By JONAS ALPASAN
MANILA – Health advocates expressed disappointment over the Supreme Court decision denying their petition for a proactive mass testing and effective contact tracing as the Philippine government continues to grapple with COVID-19.
In a resolution dated Sept. 1, the Supreme Court denied the plea of health advocates to compel government institutions to conduct proactive mass testing, efficient contact tracing and isolation, and effective treatment of positive cases. The petition was filed over a month ago, amid what petitioners described as “glaring shortcomings and failures of the Duterte government’s Covid-19 response.”
“We cannot accept the Court’s reasoning that it is barred from compelling the executive to protect the people’s right to health ‘in a certain way or to a certain degree’ and ‘no matter how dire the emergency’ when it is obvious that the current response is a huge failure and places our people’s health and safety in peril. Resorting to such technicalities to avoid the Court’s duty to uphold the people’s rights is a great disservice,” said Citizens Urgent Response to End Covid-19 Spokesperson Judy Taguiwalo.
Taguiwalo, also former social welfare secretary and staunch women’s rights advocate, is among the petitioners.
As it stands, the country is nearly at a 300,000-mark of confirmed COVID-19 cases. For the past days, the country’s health department reported new cases between 3,000 to 4,000 daily.
The Philippine government, too, six months into the lockdwon, has only started to systematize contact tracing. This despite the World Health Organization and many local and international health groups that have stressed the importance of contact tracing in breaking the chains of community transmission.
Health workers, meanwhile, continue to bear the brunt of combatting the deadly virus, enduring long working hours without adequate and enough protective gear and no hazard pay.
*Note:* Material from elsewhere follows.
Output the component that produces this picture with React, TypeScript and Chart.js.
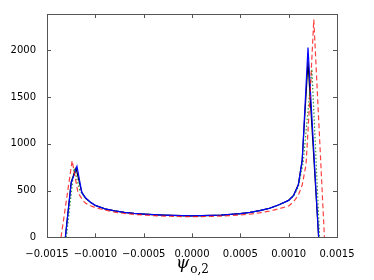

At least 58 health workers have already died due to coronavirus.
Not the High Court’s job?
In its decision, the Supreme Court said the job of the court is to “say what the law is, not dictate how another branch of government should do its ob.”
“Without a demonstration that an official in the executive branch failed to perform a mandatory, nondiscretionary duty, courts have no authority to issue a writ of mandamus, no matter how dire the emergency,” the en banc decision read.
In his dissenting opinion, Justice Marvic Leonen said the petition warrants a comment from respondents as the ruling on these issues will have “a significant impact on the social, political, and economic life of the nation.”
While there is a doctrine of hierarchy of courts that serve as a filtering mechanism for petitions being sought before the high court, Leonen also stressed that this has relaxed when issues involved “are of transcendental importance, a case of first impression, with a time element that cannot be ignored, and that questions are dictated by public welfare.”
He also underscored that the information being prayed by petitioners are matters of public concern and are not exempted under the Philippine laws.
“Ultimately, then, petitioners assert a valid right – their right to information – that they say is being breached by respondents. This assertion, as with that of their right to health, only serves to bolster the grounds of their petition. At the very least, it merits a comment from respondents,” Leonen said in his dissenting opinion.
Dismissed on a technicality
Lawyers from the National Union of Peoples’ Lawyers – National Capital Region, who assisted the petitioners, said this decision will leave the people’s right to health and to information up in the air.
“The Resolution dashes hopes that our inept and negligent government will be compelled to do its constitutional duty to protect and respect the people’s rights to health and information. For the half year that we have been placed under quarantine, we have not seen significant improvements in mass testing, contract tracing and isolation,” the human rights lawyers group said.
While the decision, the lawyers group said, is regrettably based on a technicality, this “will not dispirit our clients and the communities and sectors they represent.”
They said, “We take inspiring consolation though in the erudite, extensive and compelling dissent that prudently recognized the transcendental import and implication of this case on the people, the nation and the justice system.”